- _Supplied material_:
• • • •

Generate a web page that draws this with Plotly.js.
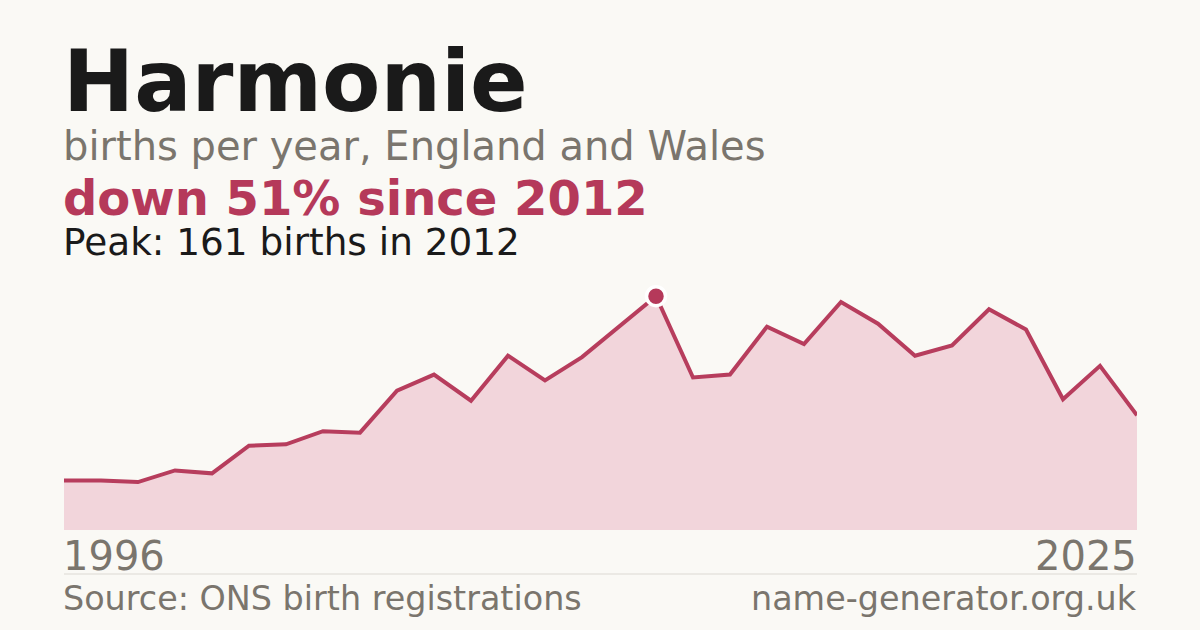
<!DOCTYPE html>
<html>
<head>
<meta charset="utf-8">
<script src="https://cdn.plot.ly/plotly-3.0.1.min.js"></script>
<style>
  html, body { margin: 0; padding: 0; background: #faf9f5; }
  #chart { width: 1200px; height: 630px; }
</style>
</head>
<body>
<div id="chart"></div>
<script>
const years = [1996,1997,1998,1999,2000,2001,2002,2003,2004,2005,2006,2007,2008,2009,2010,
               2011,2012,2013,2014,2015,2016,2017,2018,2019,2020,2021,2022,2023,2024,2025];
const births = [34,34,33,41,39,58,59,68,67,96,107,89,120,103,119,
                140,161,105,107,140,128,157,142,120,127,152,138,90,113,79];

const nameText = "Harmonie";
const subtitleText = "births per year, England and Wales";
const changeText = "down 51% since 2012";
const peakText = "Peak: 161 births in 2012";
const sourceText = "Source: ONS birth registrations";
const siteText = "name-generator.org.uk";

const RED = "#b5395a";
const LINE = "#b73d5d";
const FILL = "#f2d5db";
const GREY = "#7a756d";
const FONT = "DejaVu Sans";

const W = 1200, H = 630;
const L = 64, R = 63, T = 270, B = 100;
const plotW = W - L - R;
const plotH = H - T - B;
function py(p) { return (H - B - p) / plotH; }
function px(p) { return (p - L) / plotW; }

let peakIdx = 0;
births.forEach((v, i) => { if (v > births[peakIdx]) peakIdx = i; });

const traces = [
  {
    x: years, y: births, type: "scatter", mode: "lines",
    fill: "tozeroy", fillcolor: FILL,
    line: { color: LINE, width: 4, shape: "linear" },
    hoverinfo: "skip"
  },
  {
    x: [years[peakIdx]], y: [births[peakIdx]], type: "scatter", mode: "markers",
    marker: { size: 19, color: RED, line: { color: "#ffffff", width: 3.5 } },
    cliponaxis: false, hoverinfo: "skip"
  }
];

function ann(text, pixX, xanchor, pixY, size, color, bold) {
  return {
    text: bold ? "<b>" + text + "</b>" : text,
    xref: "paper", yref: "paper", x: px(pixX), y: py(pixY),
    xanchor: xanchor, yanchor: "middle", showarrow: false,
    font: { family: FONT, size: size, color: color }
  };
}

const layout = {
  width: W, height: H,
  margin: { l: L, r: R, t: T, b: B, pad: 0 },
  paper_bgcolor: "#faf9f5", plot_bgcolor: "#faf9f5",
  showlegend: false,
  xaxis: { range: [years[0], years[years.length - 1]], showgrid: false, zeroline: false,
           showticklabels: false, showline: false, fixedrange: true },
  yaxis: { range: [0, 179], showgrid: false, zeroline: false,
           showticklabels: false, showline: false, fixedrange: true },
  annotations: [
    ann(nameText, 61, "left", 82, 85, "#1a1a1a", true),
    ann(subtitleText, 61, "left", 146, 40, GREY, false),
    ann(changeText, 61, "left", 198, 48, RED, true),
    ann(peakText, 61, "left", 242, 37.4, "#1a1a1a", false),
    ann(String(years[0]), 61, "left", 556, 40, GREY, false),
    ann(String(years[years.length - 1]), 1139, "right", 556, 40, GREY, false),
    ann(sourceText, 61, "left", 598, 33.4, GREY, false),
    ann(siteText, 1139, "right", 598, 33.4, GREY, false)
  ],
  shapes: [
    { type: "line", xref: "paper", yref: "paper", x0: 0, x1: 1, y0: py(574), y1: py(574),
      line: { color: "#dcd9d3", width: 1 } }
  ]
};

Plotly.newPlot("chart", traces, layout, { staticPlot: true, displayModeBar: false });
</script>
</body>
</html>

• • • •

- _Task_: Restate, line by line and word for word, everything from the top of the material through the line that contains "births.forEach((v, i) =>". Leave pictures out.

- _Answer to the exercise_:
Generate a web page that draws this with Plotly.js.
<!DOCTYPE html>
<html>
<head>
<meta charset="utf-8">
<script src="https://cdn.plot.ly/plotly-3.0.1.min.js"></script>
<style>
  html, body { margin: 0; padding: 0; background: #faf9f5; }
  #chart { width: 1200px; height: 630px; }
</style>
</head>
<body>
<div id="chart"></div>
<script>
const years = [1996,1997,1998,1999,2000,2001,2002,2003,2004,2005,2006,2007,2008,2009,2010,
               2011,2012,2013,2014,2015,2016,2017,2018,2019,2020,2021,2022,2023,2024,2025];
const births = [34,34,33,41,39,58,59,68,67,96,107,89,120,103,119,
                140,161,105,107,140,128,157,142,120,127,152,138,90,113,79];

const nameText = "Harmonie";
const subtitleText = "births per year, England and Wales";
const changeText = "down 51% since 2012";
const peakText = "Peak: 161 births in 2012";
const sourceText = "Source: ONS birth registrations";
const siteText = "name-generator.org.uk";

const RED = "#b5395a";
const LINE = "#b73d5d";
const FILL = "#f2d5db";
const GREY = "#7a756d";
const FONT = "DejaVu Sans";

const W = 1200, H = 630;
const L = 64, R = 63, T = 270, B = 100;
const plotW = W - L - R;
const plotH = H - T - B;
function py(p) { return (H - B - p) / plotH; }
function px(p) { return (p - L) / plotW; }

let peakIdx = 0;
births.forEach((v, i) => { if (v > births[peakIdx]) peakIdx = i; });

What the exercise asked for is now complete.